Tal obra de auténtico sostén, siempre necesaria en la vida de la Iglesia, parace hoy más urgente que nunca, sobre todo en nuestro Occidente secularizado, que espera y pide un nuevo y radical anuncio de Cristo y las madres de los sacerdotes y de los seminaristas son un verdadero “ejército” que, desde la tierra eleva al Cielo oraciones y ofrendas y, todavía más numeroso, desde el Cielo intercede para que cada gracia sea derramada sobre la vida de los sacros pastores.
Por esta razón, deseo con todo el corazón animar y dirigir un particularísimo agradecimiento a todas las madres de los sacerdotes y seminaristas y –junto a ellas- a todas las mujeres, consagradas y laicas, que han acogido, también por la invitación dirigida a ellas durante el Año Sacerdotal, el don de la maternidad espiritual hacia los llamados al ministerio sacerdotal, ofreciendo la propia vida, la oración, los propios sufrimientos y las fatigas, como también las propias alegrías, por la fidelidad y la santificación de los ministros de Dios, haciéndose así partícipes, a título especial, de la maternidad de la Santa Iglesia, que tiene su modelo y su cumplimiento en la divina maternidad de María Santísima.
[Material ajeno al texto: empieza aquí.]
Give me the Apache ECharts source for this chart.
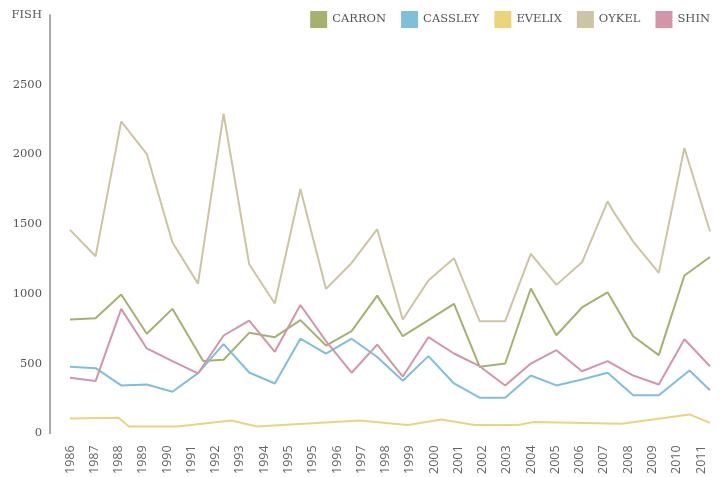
<!DOCTYPE html>
<html>
<head>
<meta charset="utf-8">
<script src="https://cdn.jsdelivr.net/npm/echarts@6/dist/echarts.min.js"></script>
<style>
html,body{margin:0;padding:0;background:#fff;}
#chart{width:725px;height:477px;}
</style>
</head>
<body>
<div id="chart"></div>
<script>
// Series names and colours
const seriesNames = ['CARRON', 'CASSLEY', 'EVELIX', 'OYKEL', 'SHIN'];
const seriesColors = ['#a4b26d', '#7fbfdc', '#ecd47a', '#cdc4a3', '#d396a9'];

// Data as [year, fish count]
const carron = [[1986,817],[1987,826],[1988,996],[1989,714],[1990,893],[1991.2,520],[1992,528],[1993,721],[1994,690],[1995,812],[1996,630],[1997,733],[1998,988],[1999,697],[2000,812],[2001,929],[2002,478],[2003,501],[2004,1039],[2005,704],[2006,903],[2007,1012],[2008,697],[2009,561],[2010,1132],[2011,1265]];
const cassley = [[1986,478],[1987,468],[1988,344],[1989,351],[1990,299],[1991,432],[1992,640],[1993,437],[1994,358],[1995,679],[1996,572],[1997,679],[1998,548],[1999,378],[2000,554],[2001,358],[2002,256],[2003,256],[2004,415],[2005,344],[2006,387],[2007,435],[2008,273],[2009,273],[2010.2,451],[2011,310]];
const evelix = [[1986,107],[1987.9,112],[1988.3,50],[1990.2,50],[1992.3,93],[1993.3,50],[1997.3,93],[1999.2,60],[2000.5,100],[2001.8,60],[2003.5,60],[2004.1,81],[2007.55,69],[2010.2,136],[2011,76]];
const oykel = [[1986,1459],[1987,1270],[1988,2237],[1989,2003],[1990,1370],[1991,1074],[1992,2292],[1993,1213],[1994,931],[1995,1753],[1996,1036],[1997,1222],[1998,1464],[1999,817],[2000,1096],[2001,1256],[2002,805],[2003,805],[2004,1287],[2005,1065],[2006,1227],[2007,1664],[2007.26,1581],[2008,1375],[2009,1151],[2010,2046],[2011,1448]];
const shin = [[1986,399],[1987,375],[1988,893],[1989,609],[1990,518],[1991,430],[1992,702],[1993,809],[1994,585],[1995,921],[1996,662],[1997,435],[1998,637],[1999,408],[2000,690],[2001,573],[2002,482],[2003,344],[2004,501],[2005,597],[2006,446],[2007,518],[2008,415],[2009,351],[2010,675],[2011,482]];
const allData = [carron, cassley, evelix, oykel, shin];

// Axis settings
const xStart = 1986, xEnd = 2011;
const xTickStep = 0.948;
const yTicks = [0, 500, 1000, 1500, 2000, 2500, 3000];
const yTopLabel = 'FISH';

const chart = echarts.init(document.getElementById('chart'));
chart.setOption({
  animation: false,
  color: seriesColors,
  legend: {
    data: seriesNames,
    top: 6,
    right: 10,
    icon: 'rect',
    itemWidth: 17,
    itemHeight: 17,
    itemGap: 15,
    textStyle: {fontFamily: 'DejaVu Serif', fontSize: 11.5, color: '#555'}
  },
  grid: {left: 70, right: 15, top: 15, bottom: 43},
  xAxis: {
    type: 'value',
    min: xStart,
    max: xEnd,
    interval: xTickStep,
    axisLine: {show: false},
    axisTick: {show: false},
    splitLine: {show: false},
    axisLabel: {
      rotate: 90,
      margin: 12,
      showMaxLabel: false,
      fontFamily: 'Open Sans',
      fontSize: 12.5,
      color: '#666',
      formatter: v => String(Math.round(v))
    }
  },
  yAxis: {
    type: 'value',
    min: yTicks[0],
    max: yTicks[yTicks.length - 1],
    interval: yTicks[1] - yTicks[0],
    offset: 20,
    axisLine: {show: true, lineStyle: {color: '#8c8c8c', width: 1.5}},
    axisTick: {show: false},
    splitLine: {show: false},
    axisLabel: {
      margin: 8,
      fontFamily: 'DejaVu Serif',
      fontSize: 11.5,
      color: '#555',
      formatter: v => (v === yTicks[yTicks.length - 1] ? yTopLabel : String(v))
    }
  },
  series: seriesNames.map((n, i) => ({
    name: n,
    type: 'line',
    data: allData[i],
    symbol: 'none',
    lineStyle: {width: 2, color: seriesColors[i]},
    itemStyle: {color: seriesColors[i]}
  }))
});
</script>
</body>
</html>
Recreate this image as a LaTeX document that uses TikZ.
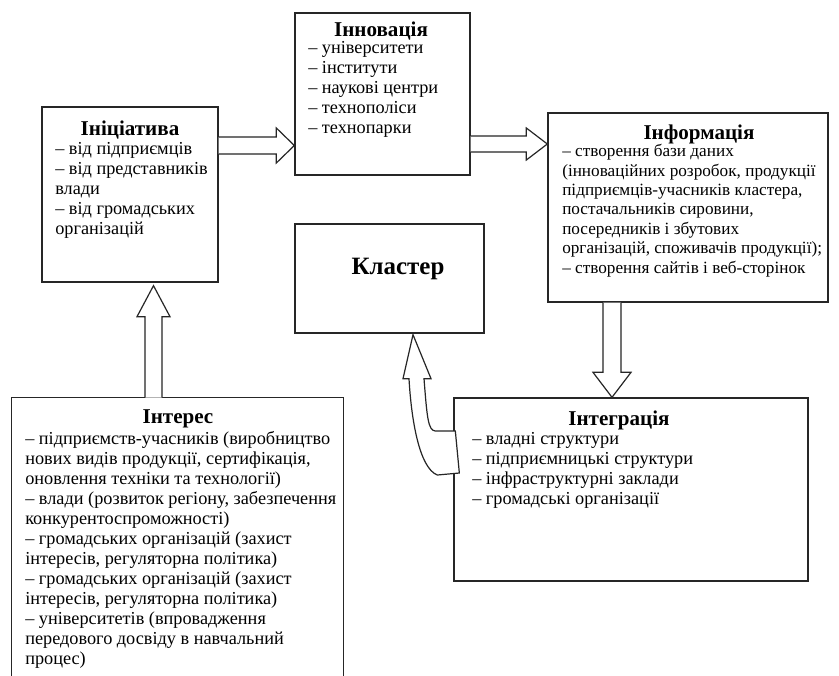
\documentclass[tikz,border=0pt]{standalone}
\usepackage{fontspec}
\setmainfont{Liberation Serif}
\usetikzlibrary{fit,calc}
\begin{document}
\begin{tikzpicture}[x=0.75pt,y=-0.75pt,
  box/.style={draw=black!85, line width=1pt, inner sep=0pt},
  ttl/.style={font=\bfseries\fontsize{15.8}{18}\selectfont, inner sep=0pt, anchor=center},
  body/.style={align=left, anchor=north west, inner sep=0pt, font=\fontsize{13.7}{15}\selectfont},
  blk/.style={draw=black!85, line width=0.9pt, fill=white, line join=miter}]
\clip (0,0) rectangle (839,675);
\fill[white] (0,0) rectangle (839,675);
% boxes
\node[box, fit={(42,107) (218,282)}] (ini) {};
\node[box, fit={(295,13) (470,175)}] (inn) {};
\node[box, fit={(548,113) (828,302)}] (inf) {};
\node[box, fit={(295,224) (484,333)}] (kl) {};
\node[box, fit={(454,398) (808,581)}] (itg) {};
\node[inner sep=0pt, fit={(12,398) (343,700)}] (itr) {};
\draw[black!85, line width=1pt] (itr.south west) -- (itr.north west) -- (itr.north east) -- (itr.south east);
% texts
\node[ttl] (iniT) at (130,130) {Ініціатива};
\node[body] (iniB) at (55,142) {– від підприємців\\– від представників\\влади\\– від громадських\\організацій};
\node[ttl] (innT) at (381,31) {Інновація};
\node[body] (innB) at (308,41) {– університети\\– інститути\\– наукові центри\\– технополіси\\– технопарки};
\node[ttl] (infT) at (699,134) {Інформація};
\node[body, font=\fontsize{12.9}{14.6}\selectfont] (infB) at (562,144) {– створення бази даних\\(інноваційних розробок, продукції\\підприємців-учасників кластера,\\постачальників сировини,\\посередників і збутових\\організацій, споживачів продукції);\\– створення сайтів і веб-сторінок};
\node[font=\bfseries\fontsize{18.7}{21}\selectfont, inner sep=0pt] (klT) at (398,269) {Кластер};
\node[ttl] (itgT) at (619,420) {Інтеграція};
\node[body] (itgB) at (472,432) {– владні структури\\– підприємницькі структури\\– інфраструктурні заклади\\– громадські організації};
\node[ttl] (itrT) at (178,419) {Інтерес};
\node[body] (itrB) at (25,431) {– підприємств-учасників (виробництво\\нових видів продукції, сертифікація,\\оновлення техніки та технології)\\– влади (розвиток регіону, забезпечення\\конкурентоспроможності)\\– громадських організацій (захист\\інтересів, регуляторна політика)\\– громадських організацій (захист\\інтересів, регуляторна політика)\\– університетів (впровадження\\передового досвіду в навчальний\\процес)};
% block arrows
\coordinate (a1s) at (ini.east |- 0,145.5);
\coordinate (a1e) at (inn.west |- 0,145.5);
\draw[blk] ($(a1s)+(0,-8.5)$) -- ($(a1e)+(-18,-8.5)$) -- ($(a1e)+(-18,-17.5)$) -- (a1e) -- ($(a1e)+(-18,17.5)$) -- ($(a1e)+(-18,8.5)$) -- ($(a1s)+(0,8.5)$);
\coordinate (a2s) at (inn.east |- 0,144);
\coordinate (a2e) at (inf.west |- 0,144);
\draw[blk] ($(a2s)+(0,-8)$) -- ($(a2e)+(-21,-8)$) -- ($(a2e)+(-21,-16)$) -- (a2e) -- ($(a2e)+(-21,16)$) -- ($(a2e)+(-21,8)$) -- ($(a2s)+(0,8)$);
\coordinate (a3s) at (inf.south -| 612,0);
\coordinate (a3e) at (itg.north -| 612,0);
\draw[blk] ($(a3s)+(-9,0)$) -- ($(a3e)+(-9,-25)$) -- ($(a3e)+(-19,-25)$) -- (a3e) -- ($(a3e)+(19,-25)$) -- ($(a3e)+(9,-25)$) -- ($(a3s)+(9,0)$);
\coordinate (a4s) at (itr.north -| 153.5,0);
\coordinate (a4e) at ($(ini.south -| 153.5,0)+(0,3)$);
\draw[blk] ($(a4s)+(-8.5,0)$) -- ($(a4e)+(-8.5,31)$) -- ($(a4e)+(-16.5,31)$) -- (a4e) -- ($(a4e)+(16.5,31)$) -- ($(a4e)+(8.5,31)$) -- ($(a4s)+(8.5,0)$);
% curved arrow from Integration to Cluster
\coordinate (a5e) at ($(kl.south -| 413,0)+(0,1)$);
\coordinate (a5s) at (itg.west |- 0,452);
\draw[blk] (a5e) -- ($(a5e)+(18,44)$) -- ($(a5e)+(11,44)$)
  .. controls ($(a5e)+(14,82)$) and ($(a5e)+(15,96)$) .. ($(a5s)+(-18,-21)$)
  -- ($(a5s)+(2,-21)$) -- ($(a5s)+(6,21)$) -- ($(a5s)+(-16,23)$)
  .. controls ($(a5s)+(-34,16)$) and ($(a5s)+(-42,-32)$) .. ($(a5e)+(-4,44)$)
  -- ($(a5e)+(-10,44)$) -- cycle;
\end{tikzpicture}
\end{document}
Un especial agradecimiento, por último, se eleve hasta el Cielo, a aquellas madres, que, llamadas ya de esta vida, contemplan ahora plenamente el esplendor del Sacerdocio de Cristo, del cual sus hijos se ha convertido en partícipes, y por ellos interceden, en modo único y, misteriosamente, mucho más eficaz.
Junto a los más sentidos augurios por un Año Nuevo de gracia, de corazón imparto a todas y a cada una la más afectuosa bendición, implorando para vosotras de Bienaventurada Virgen María, Madre de Dios y de los sacerdotes, el don de una cada vez más radical identificación con Ella, discípula perfecta e Hija de su Hijo.